The combat on offer in Epic Mickey 2 is too weak, dampening the enjoyment of the battles that regularly occur in the game. Your main tool is a paintbrush which, for the most part, is used to defeat the enemies. In addition to that, you also have Oswald’s electricity attack at your disposal.  Whilst these attacks are enough to beat the enemies and bosses that come to stop you complete your objectives, it took far too long to defeat the enemies (especially the basic ones), resulting in a bout of tediousness and boredom. You can switch between characters to defeat the enemies that faster, but that’s only true if you’re playing with another human. If you’re on your own, the sad news is that you cannot  switch between Oswald and Mickey at any time in the game. This coupled with the sub-par AI seriously dampened my enjoyment of the game and also made it a lot harder to progress than it should have been.

To keep the gameplay somewhat fresh, Epic Mickey 2 features a few classic 2D platforming sections. Here, the game changes to a Rayman or classic Mario style view, giving you the task of guiding Mickey through a variety of short platforming levels so he can get through to the projector at the end. Whilst some platforming sections offer a decent challenge or two, there is not enough content on offer to keep you fully entertained. For the most part, I found myself speeding through the platforming sequences just because there wasn’t enough to interest me. There are items to collect that help you on your journey, but not even these could keep me in interested in the platform sections for too long.
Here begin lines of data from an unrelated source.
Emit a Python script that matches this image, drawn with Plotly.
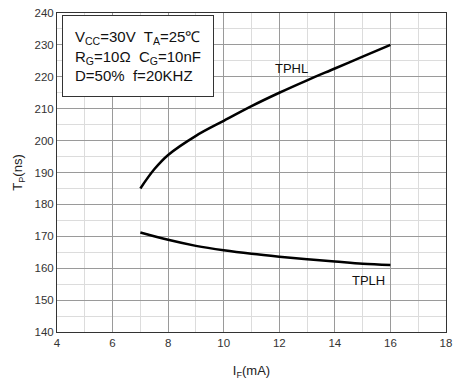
import plotly.graph_objects as go

# Data
if_tphl = [7, 7.5, 8, 9, 10, 11, 12, 13, 14, 15, 16]
tphl = [185, 191, 195.5, 201.5, 206.2, 210.8, 215, 218.9, 222.6, 226.3, 230]
if_tplh = [7, 8, 9, 10, 11, 12, 13, 14, 15, 16]
tplh = [171.2, 168.9, 167.0, 165.6, 164.5, 163.6, 162.8, 162.1, 161.4, 161.0]

x_ticks = [4, 6, 8, 10, 12, 14, 16, 18]
y_ticks = [140, 150, 160, 170, 180, 190, 200, 210, 220, 230, 240]

FONT = "Liberation Sans, Arial, sans-serif"

fig = go.Figure()
fig.add_trace(go.Scatter(x=if_tphl, y=tphl, mode="lines",
                         line=dict(color="black", width=2.5, shape="spline"),
                         showlegend=False, hoverinfo="skip"))
fig.add_trace(go.Scatter(x=if_tplh, y=tplh, mode="lines",
                         line=dict(color="black", width=2.5, shape="spline"),
                         showlegend=False, hoverinfo="skip"))

fig.add_annotation(x=12.45, y=222.6, text="TPHL", showarrow=False,
                   font=dict(family=FONT, size=13, color="#111"))
fig.add_annotation(x=15.2, y=156.1, text="TPLH", showarrow=False,
                   font=dict(family=FONT, size=13, color="#111"))

fig.add_annotation(
    xref="paper", yref="paper", x=0.013, y=0.994, xanchor="left", yanchor="top",
    text="V<sub>CC</sub>=30V  T<sub>A</sub>=25℃<br>R<sub>G</sub>=10Ω  C<sub>G</sub>=10nF<br>D=50%  f=20KHZ",
    showarrow=False, align="left", bordercolor="#333", borderwidth=1, borderpad=12,
    bgcolor="white", font=dict(family=FONT, size=15, color="#111"))

axis_common = dict(
    showline=True, linecolor="#333", linewidth=1, mirror=True,
    showgrid=True, gridcolor="#9a9a9a", gridwidth=1,
    ticks="", zeroline=False,
    tickfont=dict(family=FONT, size=11.5, color="#333"),
)

fig.update_xaxes(range=[4, 18], tickvals=x_ticks,
                 minor=dict(dtick=1, showgrid=True, gridcolor="#dcdcdc", gridwidth=1),
                 title=dict(text="I<sub>F</sub>(mA)", font=dict(family=FONT, size=13, color="#222"), standoff=18),
                 **axis_common)
fig.update_yaxes(range=[140, 240], tickvals=y_ticks,
                 minor=dict(dtick=5, showgrid=True, gridcolor="#dcdcdc", gridwidth=1),
                 title=dict(text="T<sub>P</sub>(ns)", font=dict(family=FONT, size=13, color="#222"), standoff=8),
                 **axis_common)

fig.update_layout(
    width=459, height=383,
    margin=dict(l=57, r=7, t=11, b=51),
    paper_bgcolor="white", plot_bgcolor="white",
)

fig.write_html("out.html")
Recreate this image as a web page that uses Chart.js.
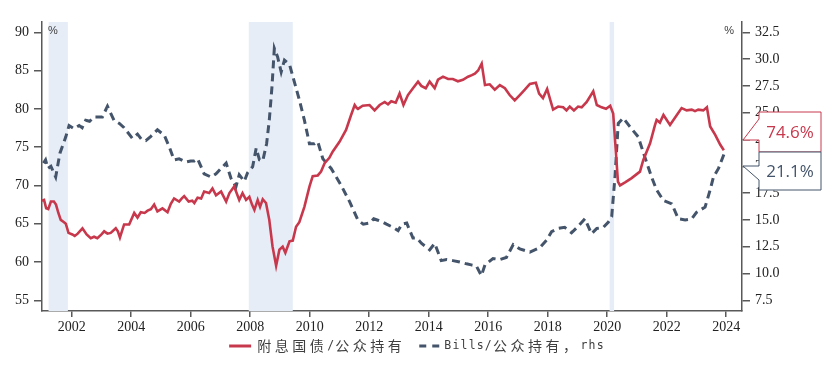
<!DOCTYPE html>
<html lang="zh">
<head>
  <meta charset="UTF-8">
  <title>附息国债与Bills占公众持有比例</title>
  <script src="https://cdn.jsdelivr.net/npm/chart.js"></script>
  <style>
    body { margin: 0; padding: 0; background: #fff; }
    #wrap { width: 834px; height: 367px; }
  </style>
</head>
<body>
  <div id="wrap"><canvas id="chart" width="834" height="367"></canvas></div>
  <script>
    // 附息国债/公众持有 (左轴, %)
    const redYears = [2001.00, 2001.07, 2001.14, 2001.21, 2001.30, 2001.40, 2001.47, 2001.55, 2001.63, 2001.74, 2001.80, 2001.89,
      2002.02, 2002.10, 2002.20, 2002.36, 2002.50, 2002.64, 2002.75, 2002.86, 2003.00, 2003.09, 2003.20, 2003.31, 2003.48,
      2003.55, 2003.62, 2003.76, 2003.93, 2004.10, 2004.21, 2004.32, 2004.45, 2004.55, 2004.66, 2004.77, 2004.88, 2005.05,
      2005.22, 2005.33, 2005.44, 2005.61, 2005.70, 2005.78, 2005.93, 2006.05, 2006.12, 2006.23, 2006.35, 2006.45, 2006.62,
      2006.73, 2006.85, 2007.02, 2007.19, 2007.30, 2007.46, 2007.63, 2007.74, 2007.86, 2007.97, 2008.06, 2008.14, 2008.25,
      2008.33, 2008.42, 2008.53, 2008.64, 2008.75, 2008.87, 2008.98, 2009.09, 2009.18, 2009.32, 2009.43, 2009.54, 2009.65,
      2009.82, 2009.99, 2010.10, 2010.27, 2010.38, 2010.50, 2010.66, 2010.77, 2011.00, 2011.22, 2011.39, 2011.51, 2011.58,
      2011.62, 2011.78, 2012.01, 2012.18, 2012.35, 2012.52, 2012.63, 2012.74, 2012.89, 2013.02, 2013.15, 2013.30, 2013.47,
      2013.64, 2013.75, 2013.90, 2014.03, 2014.20, 2014.31, 2014.48, 2014.65, 2014.81, 2014.98, 2015.15, 2015.32, 2015.45,
      2015.55, 2015.66, 2015.78, 2015.89, 2016.05, 2016.22, 2016.39, 2016.56, 2016.72, 2016.89, 2017.06, 2017.23, 2017.40,
      2017.60, 2017.71, 2017.84, 2017.98, 2018.09, 2018.18, 2018.35, 2018.52, 2018.63, 2018.74, 2018.88, 2019.02, 2019.14,
      2019.31, 2019.53, 2019.65, 2019.81, 2019.96, 2020.10, 2020.20, 2020.36, 2020.43, 2020.60, 2020.82, 2021.10, 2021.21,
      2021.44, 2021.60, 2021.66, 2021.77, 2021.89, 2022.11, 2022.34, 2022.50, 2022.67, 2022.84, 2022.95, 2023.06, 2023.23,
      2023.35, 2023.46, 2023.63, 2023.80, 2023.92];
    const redVals = [68.0, 68.1, 67.0, 66.9, 67.9, 67.9, 67.5, 66.4, 65.5, 65.2, 65.0, 63.8,
      63.6, 63.4, 63.7, 64.4, 63.6, 63.1, 63.3, 63.1, 63.6, 64.0, 63.7, 63.8, 64.4,
      64.0, 63.2, 64.9, 64.9, 66.4, 65.8, 66.5, 66.4, 66.7, 66.9, 67.5, 66.6, 67.0,
      66.5, 67.6, 68.3, 67.9, 68.3, 68.6, 67.9, 68.0, 67.7, 68.4, 68.3, 69.2, 69.0,
      69.6, 68.7, 69.2, 67.9, 69.0, 69.85, 68.1, 69.0, 68.1, 68.5, 67.5, 66.8, 68.1,
      67.2, 68.2, 67.7, 65.5, 62.0, 59.5, 61.6, 62.0, 61.2, 62.7, 62.8, 64.6, 65.2,
      67.2, 69.85, 71.2, 71.3, 71.8, 72.9, 73.6, 74.4, 75.7, 77.25, 79.2, 80.5, 80.1,
      80.0, 80.4, 80.5, 79.8, 80.5, 80.9, 80.6, 81.0, 80.8, 82.0, 80.5, 81.8, 82.7,
      83.55, 83.0, 82.7, 83.55, 82.7, 83.8, 84.2, 83.9, 83.9, 83.6, 83.8, 84.2, 84.4,
      84.6, 85.0, 85.9, 83.1, 83.2, 82.5, 83.1, 82.7, 81.8, 81.1, 81.8, 82.5, 83.25,
      83.4, 82.0, 81.4, 82.6, 81.1, 79.9, 80.3, 80.2, 79.8, 80.3, 79.8, 80.3, 80.2,
      80.9, 82.3, 80.5, 80.2, 80.0, 80.4, 79.4, 70.5, 70.0, 70.4, 70.95, 71.8, 73.3,
      75.5, 77.8, 78.55, 78.2, 79.2, 77.9, 79.2, 80.1, 79.8, 79.9, 79.7, 79.9, 79.8,
      80.2, 77.7, 76.6, 75.3, 74.6];

    // Bills/公众持有 (右轴, %)
    const blueYears = [2001.05, 2001.12, 2001.20, 2001.30, 2001.46, 2001.60, 2001.80, 2001.91, 2002.08, 2002.25, 2002.35,
      2002.47, 2002.60, 2002.75, 2003.03, 2003.20, 2003.42, 2003.60, 2003.76, 2004.04, 2004.21, 2004.35, 2004.49, 2004.66,
      2004.88, 2005.11, 2005.28, 2005.44, 2005.61, 2005.84, 2006.00, 2006.12, 2006.23, 2006.45, 2006.68, 2006.85, 2007.02,
      2007.19, 2007.35, 2007.52, 2007.63, 2007.80, 2007.91, 2008.08, 2008.20, 2008.31, 2008.42, 2008.55, 2008.64, 2008.73,
      2008.81, 2008.92, 2009.04, 2009.15, 2009.32, 2009.48, 2009.65, 2009.82, 2009.99, 2010.16, 2010.27, 2010.44, 2010.72,
      2011.06, 2011.34, 2011.62, 2011.80, 2012.01, 2012.15, 2012.29, 2012.45, 2012.58, 2012.80, 2012.97, 2013.10, 2013.26,
      2013.47, 2013.60, 2013.76, 2013.90, 2014.03, 2014.20, 2014.42, 2014.60, 2014.81, 2015.00, 2015.27, 2015.43, 2015.60,
      2015.77, 2015.89, 2016.16, 2016.39, 2016.61, 2016.84, 2017.06, 2017.40, 2017.73, 2017.96, 2018.13, 2018.35, 2018.57,
      2018.80, 2019.02, 2019.25, 2019.47, 2019.65, 2019.87, 2020.04, 2020.15, 2020.26, 2020.37, 2020.54, 2020.76, 2021.04,
      2021.26, 2021.49, 2021.66, 2021.89, 2022.17, 2022.39, 2022.62, 2022.84, 2023.00, 2023.29, 2023.46, 2023.57, 2023.74,
      2023.92];
    const blueVals = [20.3, 20.6, 19.8, 20.0, 19.0, 21.2, 22.75, 23.8, 23.5, 23.8, 23.6,
      24.3, 24.2, 24.6, 24.6, 25.6, 24.3, 24.0, 23.6, 22.6, 23.0, 22.5, 22.4, 22.8,
      23.4, 22.9, 21.8, 20.6, 20.7, 20.4, 20.5, 20.5, 20.7, 19.3, 19.0, 19.3, 19.8,
      20.3, 18.9, 18.1, 19.2, 18.6, 19.4, 19.95, 21.7, 20.6, 20.5, 22.1, 24.3, 27.4,
      31.0, 30.2, 28.8, 29.9, 29.5, 27.9, 26.2, 24.3, 22.1, 22.1, 22.3, 20.7, 19.8,
      18.2, 16.7, 14.97, 14.6, 14.7, 15.1, 14.97, 14.8, 14.6, 14.3, 14.0, 14.6, 14.7,
      13.3, 13.3, 12.8, 12.5, 12.2, 12.8, 11.2, 11.3, 11.2, 11.1, 10.9, 10.8, 10.7,
      9.8, 10.8, 11.4, 11.3, 11.5, 12.7, 12.3, 12.0, 12.4, 13.1, 13.9, 14.2, 14.3,
      13.8, 14.4, 15.1, 13.7, 14.2, 14.3, 14.8, 15.3, 19.0, 24.0, 24.5, 23.7, 22.75,
      20.9, 19.0, 17.8, 16.8, 16.5, 15.1, 15.0, 15.1, 15.7, 16.2, 17.8, 19.0, 19.8,
      21.1];

    // 坐标轴刻度
    const xTickVals = [2002, 2004, 2006, 2008, 2010, 2012, 2014, 2016, 2018, 2020, 2022, 2024];
    const yTickVals = [55, 60, 65, 70, 75, 80, 85, 90];
    const y2TickVals = [7.5, 10, 12.5, 15, 17.5, 20, 22.5, 25, 27.5, 30, 32.5];

    // 衰退期阴影
    const recStart = [2001.22, 2007.95, 2020.08];
    const recEnd = [2001.87, 2009.43, 2020.23];

    const seriesNames = ['附息国债/公众持有', 'Bills/公众持有，rhs'];
    const lastLabels = ['74.6%', '21.1%'];

    const RED = '#C8384C';
    const NAVY = '#44546A';
    const AXIS = '#595959';
    const SHADE = '#E6EDF7';
    const tickFont = { family: '"Liberation Serif", serif', size: 14 };

    // 中英文混排：中文用 Noto Sans CJK，西文用等宽字体
    function drawMixed(ctx, str, x, y, color, measureOnly) {
      let cx = x;
      for (const ch of str) {
        const cjk = /[\u3000-\u9fff\uff00-\uffef]/.test(ch);
        ctx.font = cjk ? '14px "Noto Sans CJK SC"' : '11.5px "DejaVu Sans Mono"';
        const w = ctx.measureText(ch).width + (cjk ? 3.5 : 1.2);
        if (!measureOnly) {
          ctx.fillStyle = color;
          ctx.textBaseline = 'middle';
          ctx.textAlign = 'left';
          ctx.fillText(ch, cx, y);
        }
        cx += w;
      }
      return cx - x;
    }

    const decorPlugin = {
      id: 'decor',
      beforeDatasetsDraw(chart) {
        const { ctx, chartArea, scales } = chart;
        ctx.save();
        ctx.fillStyle = SHADE;
        recStart.forEach((s, i) => {
          const x0 = scales.x.getPixelForValue(s);
          const x1 = scales.x.getPixelForValue(recEnd[i]);
          ctx.fillRect(x0, chartArea.top, x1 - x0, chartArea.bottom - chartArea.top);
        });
        ctx.restore();
      },
      afterDraw(chart) {
        const { ctx, chartArea } = chart;
        ctx.save();
        // 单位
        ctx.font = '11px "Liberation Sans", sans-serif';
        ctx.fillStyle = '#404040';
        ctx.textBaseline = 'middle';
        ctx.textAlign = 'left';
        ctx.fillText('%', chartArea.left + 6, chartArea.top + 9);
        ctx.textAlign = 'right';
        ctx.fillText('%', chartArea.right - 8, chartArea.top + 9);

        // 末值标签
        const bx = chartArea.right + 17, bw = 62;
        const boxes = [
          { top: chartArea.top + 90, h: 40, color: RED, tipA: 7, tipY: 28, tipB: 28, text: lastLabels[0] },
          { top: chartArea.top + 130, h: 38, color: NAVY, tipA: 14, tipY: 14, tipB: 28, text: lastLabels[1] }
        ];
        boxes.forEach(b => {
          ctx.fillStyle = '#fff';
          ctx.strokeStyle = b.color;
          ctx.lineWidth = 1;
          ctx.beginPath();
          ctx.moveTo(bx, b.top);
          ctx.lineTo(bx + bw, b.top);
          ctx.lineTo(bx + bw, b.top + b.h);
          ctx.lineTo(bx, b.top + b.h);
          ctx.lineTo(bx, b.top + b.tipB);
          ctx.lineTo(chartArea.right + 1, b.top + b.tipY);
          ctx.lineTo(bx, b.top + b.tipA);
          ctx.closePath();
          ctx.fill();
          ctx.stroke();
          ctx.font = '17px "Open Sans", "Liberation Sans", sans-serif';
          ctx.fillStyle = b.color;
          ctx.textAlign = 'center';
          ctx.textBaseline = 'middle';
          ctx.fillText(b.text, bx + bw / 2, b.top + b.h / 2 + 1);
        });

        // 图例
        const ly = chartArea.bottom + 35;
        const lineW = 22, gap = 6, between = 14;
        const w0 = drawMixed(ctx, seriesNames[0], 0, 0, '', true);
        const w1 = drawMixed(ctx, seriesNames[1], 0, 0, '', true);
        const total = lineW + gap + w0 + between + lineW + 3 + w1;
        let lx = (chart.width - total) / 2;
        ctx.lineWidth = 3;
        ctx.strokeStyle = RED;
        ctx.setLineDash([]);
        ctx.beginPath(); ctx.moveTo(lx, ly); ctx.lineTo(lx + lineW, ly); ctx.stroke();
        lx += lineW + gap;
        lx += drawMixed(ctx, seriesNames[0], lx, ly, '#404040');
        lx += between;
        ctx.strokeStyle = NAVY;
        ctx.setLineDash([7, 6]);
        ctx.beginPath(); ctx.moveTo(lx, ly); ctx.lineTo(lx + lineW, ly); ctx.stroke();
        ctx.setLineDash([]);
        lx += lineW + 3;
        drawMixed(ctx, seriesNames[1], lx, ly, '#404040');
        ctx.restore();
      }
    };

    const toPoints = (xs, ys) => xs.map((x, i) => ({ x: x, y: ys[i] }));

    new Chart(document.getElementById('chart'), {
      type: 'line',
      data: {
        datasets: [
          {
            label: seriesNames[0],
            data: toPoints(redYears, redVals),
            yAxisID: 'y',
            borderColor: RED,
            borderWidth: 2.6,
            pointRadius: 0,
            tension: 0
          },
          {
            label: seriesNames[1],
            data: toPoints(blueYears, blueVals),
            yAxisID: 'y2',
            borderColor: NAVY,
            borderWidth: 3,
            borderDash: [8, 5],
            pointRadius: 0,
            tension: 0
          }
        ]
      },
      options: {
        responsive: false,
        animation: false,
        devicePixelRatio: 1,
        layout: { padding: { top: 22, left: 0, right: 0, bottom: 0 } },
        plugins: {
          legend: { display: false },
          tooltip: { enabled: false }
        },
        scales: {
          x: {
            type: 'linear',
            min: 2001.0,
            max: 2024.53,
            afterBuildTicks: s => { s.ticks = xTickVals.map(v => ({ value: v })); },
            afterFit: s => { s.height = 56; },
            ticks: { callback: v => String(v), font: tickFont, color: '#222', padding: 2, maxRotation: 0, autoSkip: false },
            grid: { drawOnChartArea: false, tickLength: 6, color: AXIS, lineWidth: 1.5 },
            border: { color: AXIS, width: 1.5 }
          },
          y: {
            position: 'left',
            min: 53.6,
            max: 91.34,
            afterBuildTicks: s => { s.ticks = yTickVals.map(v => ({ value: v })); },
            afterFit: s => { s.width = 42; },
            ticks: { font: tickFont, color: '#222', padding: 5 },
            grid: { drawOnChartArea: false, tickLength: 8, color: AXIS, lineWidth: 1.5 },
            border: { color: AXIS, width: 1.5 }
          },
          y2: {
            position: 'right',
            min: 6.5,
            max: 33.46,
            afterBuildTicks: s => { s.ticks = y2TickVals.map(v => ({ value: v })); },
            afterFit: s => { s.width = 92; },
            ticks: { callback: v => v.toFixed(1), font: tickFont, color: '#222', padding: 5 },
            grid: { drawOnChartArea: false, tickLength: 8, color: AXIS, lineWidth: 1.5 },
            border: { color: AXIS, width: 1.5 }
          }
        }
      },
      plugins: [decorPlugin]
    });
  </script>
</body>
</html>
A new feature in Epic Mickey 2 is the Inkwells that are on offer. There are two different types of Inkwells, Invisible and Indelible. Invisible ink lets Mickey and Oswald become invisible for a short time, letting you get past certain areas undetected. Indelible ink turns Mickey gold for a short while, making him invulnerable to attacks from enemies. Both Inkwells are good additions to the game, but don’t appear often enough, and whilst they claim to offer a “whole new gameplay experience”, they simply only offer a short spell of power.


If played on your own, the story mode in Epic Mickey 2 should take you around 8 to 10 hours to complete. It’s obvious that the game is a much better experience when played with another human, but would it would also take much less time to complete. There are extra quests and challenges present in the game, adding an hour or two its lifespan, but there’s just not enough engaging content on offer to call it a complete package. I would have liked to see some kind of multiplayer mode on offer and if Epic Mickey 3 is ever released, it will be interesting to see what Disney can come up with.


Epic Mickey 2 simply failed to live up to the potential and hype that surrounded it. The colorful visuals and iconic characters are all present, so in that respects Junction Point and Disney have done a good job in appealing to their key audience. However, for everybody else, the game simply feels like a chore to go through. Sadly, Epic Mickey 2 fails to live up to the name, just like original.